How low? Almost half in L.A. poll say at least 25 percent lower
Wednesday, November 28, 2007
The online poll to the right from this LA Times story about "sharp" home price declines in Southern California is surely one of the more biased surveys of current sentiment toward housing, but it does have some meaning.
First, what would have seemed unthinkable just a couple years ago - a selection of choices for home price declines from minus 10 percent to more than 25 percent (that would be $100,000+ off of the 2006 median home price) - now seems to be conventional wisdom.
Aside from the analysts at the National Association of Realtors, there seems to be little question that home prices are going down - it's really just a matter of how far and for how long.
This being a non-scientific poll where anyone can vote (some probably doing so many times), the results likely demonstrate as much schadenfreude as they do real sentiment. After all, those on the outside looking in on the late great housing boom for most of this decade are eager to see prices go lower so they too can do what families have done for decades and decades - buy a home for their family without feeling like a sucker.
These LA Times readers were surely willing to participate in the survey and probably weren't bashful about the magnitude of the decline they foresaw or perhaps are hoping for (more interesting poll results may have been had if, instead of stopping at "more than 25%", they continued in 10 percent increments beyond 50 percent).
As for homeowners in Southern California who read the online edition of the LA Times, most of them who do pay attention to home prices are probably loathe to think that they are less wealthy than a year ago and may be more likely to quickly turn away from a news story that heralds "sharp" price declines. These folks probably wouldn't participate in a poll such as this at all, a view that was perhaps exacerbated by there being no selection other than price declines.
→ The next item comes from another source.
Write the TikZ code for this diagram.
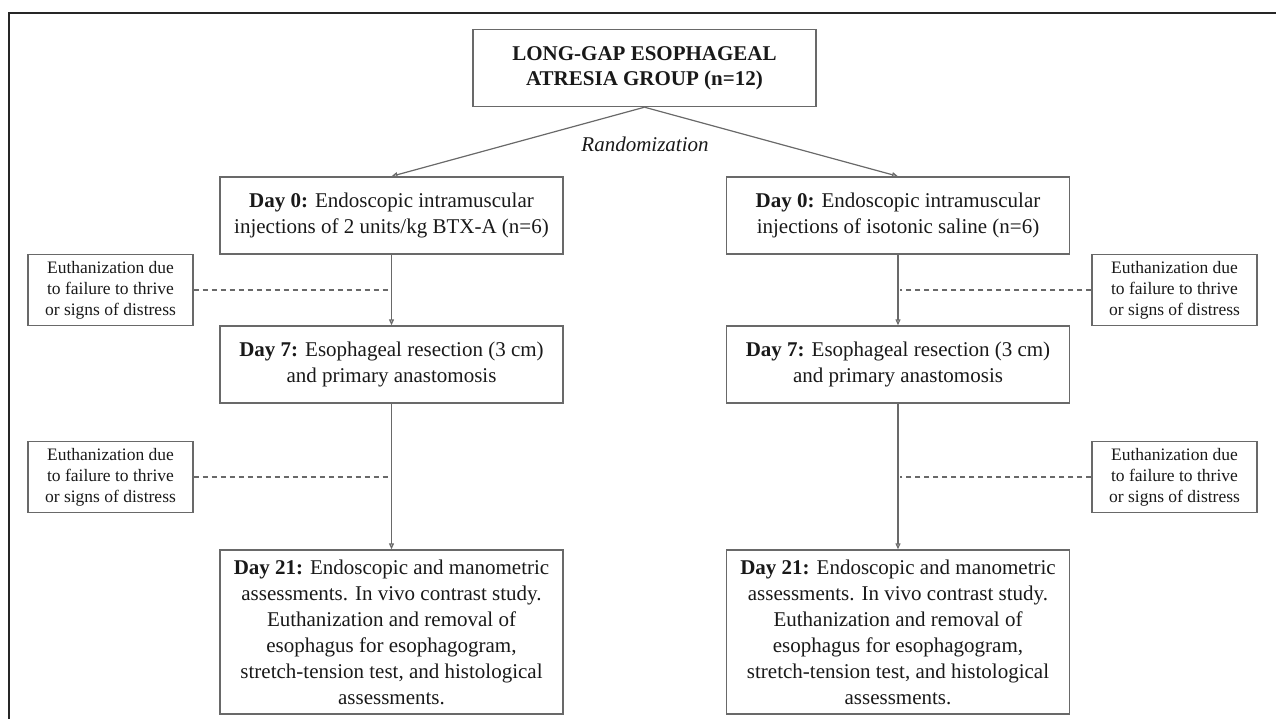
\documentclass[tikz,border=0pt]{standalone}
\usepackage{fontspec}
\setmainfont{Liberation Serif}
\usetikzlibrary{arrows.meta}
\definecolor{linegray}{RGB}{105,105,105}
\definecolor{txt}{RGB}{25,25,25}
\begin{document}
\begin{tikzpicture}[x=1pt,y=-1pt,
  box/.style={draw=linegray, line width=1.4pt, minimum width=343pt, align=center, inner sep=0pt, text=txt, font=\fontsize{21}{26}\selectfont},
  ebox/.style={draw=linegray, line width=1.3pt, minimum width=165pt, minimum height=71pt, align=center, inner sep=0pt, text=txt, font=\fontsize{17.5}{21}\selectfont},
  arr/.style={draw=linegray, line width=1.2pt, -{Triangle[open, length=6pt, width=5pt]}},
  dsh/.style={draw=linegray, line width=1.3pt, dash pattern=on 5pt off 4pt},
  frame/.style={draw=black!85, line width=2.2pt}]
\useasboundingbox (0,0) rectangle (1276,719);
\draw[frame] (1280,13) -- (9,13) -- (9,722);

\node[box, minimum height=77pt, font=\fontsize{21}{25}\selectfont\bfseries] (top) at (644.5,68) {LONG-GAP ESOPHAGEAL\\ATRESIA GROUP (n=12)};
\node[text=txt, font=\fontsize{21}{26}\selectfont\itshape] (rand) at (645,144) {Randomization};

\node[box, minimum height=77pt] (L0) at (391.5,215.5) {\textbf{Day 0:} Endoscopic intramuscular\\injections of 2 units/kg BTX-A (n=6)};
\node[box, minimum height=77pt] (R0) at (898,215.5) {\textbf{Day 0:} Endoscopic intramuscular\\injections of isotonic saline (n=6)};
\node[box, minimum height=77pt] (L7) at (391.5,364.5) {\textbf{Day 7:} Esophageal resection (3 cm)\\and primary anastomosis};
\node[box, minimum height=77pt] (R7) at (898,364.5) {\textbf{Day 7:} Esophageal resection (3 cm)\\and primary anastomosis};
\node[box, minimum height=164pt] (L21) at (391.5,632) {\textbf{Day 21:} Endoscopic and manometric\\assessments. In vivo contrast study.\\Euthanization and removal of\\esophagus for esophagogram,\\stretch-tension test, and histological\\assessments.};
\node[box, minimum height=164pt] (R21) at (898,632) {\textbf{Day 21:} Endoscopic and manometric\\assessments. In vivo contrast study.\\Euthanization and removal of\\esophagus for esophagogram,\\stretch-tension test, and histological\\assessments.};

\node[ebox] (LE1) at (110.5,290) {Euthanization due\\to failure to thrive\\or signs of distress};
\node[ebox] (RE1) at (1174.5,290) {Euthanization due\\to failure to thrive\\or signs of distress};
\node[ebox] (LE2) at (110.5,477) {Euthanization due\\to failure to thrive\\or signs of distress};
\node[ebox] (RE2) at (1174.5,477) {Euthanization due\\to failure to thrive\\or signs of distress};

\draw[arr] (top.south) -- (L0.north);
\draw[arr] (top.south) -- (R0.north);
\draw[arr] (L0.south) -- (L7.north);
\draw[arr] (R0.south) -- (R7.north);
\draw[arr] (L7.south) -- (L21.north);
\draw[arr] (R7.south) -- (R21.north);

\draw[dsh] (LE1.east) -- ([xshift=-2pt]LE1.east -| L0.south);
\draw[dsh] (LE2.east) -- ([xshift=-2pt]LE2.east -| L7.south);
\draw[dsh] (RE1.west) -- ([xshift=2pt]RE1.west -| R0.south);
\draw[dsh] (RE2.west) -- ([xshift=2pt]RE2.west -| R7.south);
\end{tikzpicture}
\end{document}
Like stocks back in 2001 and 2002, some people just don't want to know about this sort of thing - they'd rather believe home prices are the same as what the one neighbor got in 2005, not what the other neighbor is asking in 2007.
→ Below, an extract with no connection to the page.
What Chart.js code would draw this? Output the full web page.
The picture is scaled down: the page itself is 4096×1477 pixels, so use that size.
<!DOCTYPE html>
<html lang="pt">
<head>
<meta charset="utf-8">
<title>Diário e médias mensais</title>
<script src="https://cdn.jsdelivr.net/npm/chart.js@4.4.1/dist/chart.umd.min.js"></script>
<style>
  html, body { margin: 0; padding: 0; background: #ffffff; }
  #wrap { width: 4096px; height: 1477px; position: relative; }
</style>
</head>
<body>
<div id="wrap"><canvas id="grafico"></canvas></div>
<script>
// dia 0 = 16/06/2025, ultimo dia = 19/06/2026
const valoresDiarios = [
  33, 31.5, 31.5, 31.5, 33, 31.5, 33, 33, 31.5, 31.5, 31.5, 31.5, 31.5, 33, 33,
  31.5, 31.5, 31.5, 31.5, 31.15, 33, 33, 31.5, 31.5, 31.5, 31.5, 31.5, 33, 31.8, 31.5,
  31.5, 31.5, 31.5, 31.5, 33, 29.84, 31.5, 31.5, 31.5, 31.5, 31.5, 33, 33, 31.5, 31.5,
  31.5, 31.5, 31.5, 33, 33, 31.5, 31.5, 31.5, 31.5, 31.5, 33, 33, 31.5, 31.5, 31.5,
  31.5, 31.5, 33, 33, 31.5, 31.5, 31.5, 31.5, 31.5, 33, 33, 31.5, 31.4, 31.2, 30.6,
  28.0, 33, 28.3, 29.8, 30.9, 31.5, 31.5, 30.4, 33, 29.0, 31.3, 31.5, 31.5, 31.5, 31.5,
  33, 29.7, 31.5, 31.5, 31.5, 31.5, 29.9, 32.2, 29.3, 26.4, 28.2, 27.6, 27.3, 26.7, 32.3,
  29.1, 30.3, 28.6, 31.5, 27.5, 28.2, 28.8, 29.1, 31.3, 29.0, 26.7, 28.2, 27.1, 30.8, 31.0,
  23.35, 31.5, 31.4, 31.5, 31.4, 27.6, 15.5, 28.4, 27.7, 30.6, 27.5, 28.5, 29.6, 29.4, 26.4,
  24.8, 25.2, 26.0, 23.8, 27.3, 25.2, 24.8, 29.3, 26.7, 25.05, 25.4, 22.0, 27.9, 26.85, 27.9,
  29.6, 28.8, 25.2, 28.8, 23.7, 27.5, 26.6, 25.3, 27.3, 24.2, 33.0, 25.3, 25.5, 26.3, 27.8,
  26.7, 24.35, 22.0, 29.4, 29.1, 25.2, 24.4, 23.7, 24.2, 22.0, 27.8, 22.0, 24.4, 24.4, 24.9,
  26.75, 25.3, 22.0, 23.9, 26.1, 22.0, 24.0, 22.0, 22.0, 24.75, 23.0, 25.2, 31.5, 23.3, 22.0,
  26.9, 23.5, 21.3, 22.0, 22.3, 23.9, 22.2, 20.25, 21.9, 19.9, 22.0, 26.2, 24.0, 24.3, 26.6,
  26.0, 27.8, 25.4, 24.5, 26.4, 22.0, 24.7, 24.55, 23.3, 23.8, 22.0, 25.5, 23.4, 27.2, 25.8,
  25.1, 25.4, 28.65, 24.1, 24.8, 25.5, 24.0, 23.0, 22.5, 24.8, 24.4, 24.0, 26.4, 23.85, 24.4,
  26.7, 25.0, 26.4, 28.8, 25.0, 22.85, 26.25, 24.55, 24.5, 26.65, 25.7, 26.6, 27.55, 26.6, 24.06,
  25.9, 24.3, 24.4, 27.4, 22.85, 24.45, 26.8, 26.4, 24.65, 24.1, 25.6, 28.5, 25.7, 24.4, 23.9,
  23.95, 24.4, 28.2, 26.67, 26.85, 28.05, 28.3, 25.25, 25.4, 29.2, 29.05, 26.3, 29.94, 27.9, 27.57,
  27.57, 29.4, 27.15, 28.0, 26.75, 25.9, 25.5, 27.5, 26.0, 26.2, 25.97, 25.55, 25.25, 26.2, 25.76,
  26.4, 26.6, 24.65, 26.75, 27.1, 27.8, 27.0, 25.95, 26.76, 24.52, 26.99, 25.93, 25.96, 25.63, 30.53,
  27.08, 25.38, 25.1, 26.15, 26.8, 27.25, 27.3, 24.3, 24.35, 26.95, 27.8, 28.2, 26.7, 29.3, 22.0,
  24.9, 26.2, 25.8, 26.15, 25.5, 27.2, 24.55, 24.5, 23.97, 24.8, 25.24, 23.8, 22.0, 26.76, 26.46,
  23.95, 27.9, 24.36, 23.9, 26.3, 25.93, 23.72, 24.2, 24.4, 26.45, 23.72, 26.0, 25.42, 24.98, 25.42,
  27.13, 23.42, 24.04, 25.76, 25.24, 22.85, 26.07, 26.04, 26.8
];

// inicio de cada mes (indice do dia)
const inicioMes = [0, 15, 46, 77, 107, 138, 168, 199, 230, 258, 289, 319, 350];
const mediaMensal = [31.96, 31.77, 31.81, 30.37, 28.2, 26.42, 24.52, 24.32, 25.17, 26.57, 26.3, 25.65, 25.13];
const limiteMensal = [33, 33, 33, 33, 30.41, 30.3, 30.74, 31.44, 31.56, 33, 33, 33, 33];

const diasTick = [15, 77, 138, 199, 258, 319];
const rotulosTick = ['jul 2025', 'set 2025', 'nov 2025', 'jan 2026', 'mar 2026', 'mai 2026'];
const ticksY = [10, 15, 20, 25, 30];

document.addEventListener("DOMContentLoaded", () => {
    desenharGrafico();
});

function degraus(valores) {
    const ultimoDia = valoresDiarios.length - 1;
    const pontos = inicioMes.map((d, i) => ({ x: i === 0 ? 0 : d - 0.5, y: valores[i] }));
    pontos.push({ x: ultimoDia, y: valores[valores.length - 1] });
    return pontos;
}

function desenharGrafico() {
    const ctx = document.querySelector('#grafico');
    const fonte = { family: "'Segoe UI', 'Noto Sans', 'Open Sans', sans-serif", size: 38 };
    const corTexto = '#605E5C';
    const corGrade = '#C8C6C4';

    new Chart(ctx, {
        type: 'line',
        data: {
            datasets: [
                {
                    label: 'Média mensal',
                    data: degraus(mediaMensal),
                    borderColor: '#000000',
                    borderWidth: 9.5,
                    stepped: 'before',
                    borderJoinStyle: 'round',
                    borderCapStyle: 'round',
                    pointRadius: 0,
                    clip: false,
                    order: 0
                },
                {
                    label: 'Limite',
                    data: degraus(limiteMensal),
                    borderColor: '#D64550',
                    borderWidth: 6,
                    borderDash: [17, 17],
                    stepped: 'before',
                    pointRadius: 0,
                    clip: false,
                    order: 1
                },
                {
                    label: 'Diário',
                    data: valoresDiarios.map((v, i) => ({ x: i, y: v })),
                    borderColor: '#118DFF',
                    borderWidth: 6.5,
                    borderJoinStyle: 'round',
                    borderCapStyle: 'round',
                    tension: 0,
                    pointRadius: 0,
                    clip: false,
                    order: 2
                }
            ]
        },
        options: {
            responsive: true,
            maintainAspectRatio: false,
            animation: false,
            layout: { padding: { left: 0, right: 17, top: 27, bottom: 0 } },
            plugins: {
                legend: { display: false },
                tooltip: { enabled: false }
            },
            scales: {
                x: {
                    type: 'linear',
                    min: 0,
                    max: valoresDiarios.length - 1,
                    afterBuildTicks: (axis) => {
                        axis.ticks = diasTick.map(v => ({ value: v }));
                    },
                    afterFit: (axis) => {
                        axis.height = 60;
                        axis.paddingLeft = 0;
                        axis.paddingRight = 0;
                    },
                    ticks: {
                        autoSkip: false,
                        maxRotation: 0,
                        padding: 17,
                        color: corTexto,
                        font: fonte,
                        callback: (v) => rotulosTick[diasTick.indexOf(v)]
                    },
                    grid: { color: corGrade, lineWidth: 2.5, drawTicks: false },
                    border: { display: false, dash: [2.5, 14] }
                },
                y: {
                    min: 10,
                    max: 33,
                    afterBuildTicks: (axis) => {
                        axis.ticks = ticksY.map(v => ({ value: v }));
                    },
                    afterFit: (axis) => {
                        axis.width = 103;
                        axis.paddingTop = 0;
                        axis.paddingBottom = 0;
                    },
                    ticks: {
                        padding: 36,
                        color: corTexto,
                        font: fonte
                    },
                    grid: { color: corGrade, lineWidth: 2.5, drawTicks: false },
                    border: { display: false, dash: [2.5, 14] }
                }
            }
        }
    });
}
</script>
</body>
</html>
As investment account statements received in the mail were discarded unopened very early in the decade, reports of falling home prices are more likely to be ignored than heeded by those with a vested interest. It's more likely that those wanting to acquire a vested interest in real estate (at much lower prices) were the real factors in this poll.
2 comments:
You excluded people who have no interest (like me). I just happened to hit this article and voted any way, even though I don't live in Southern California.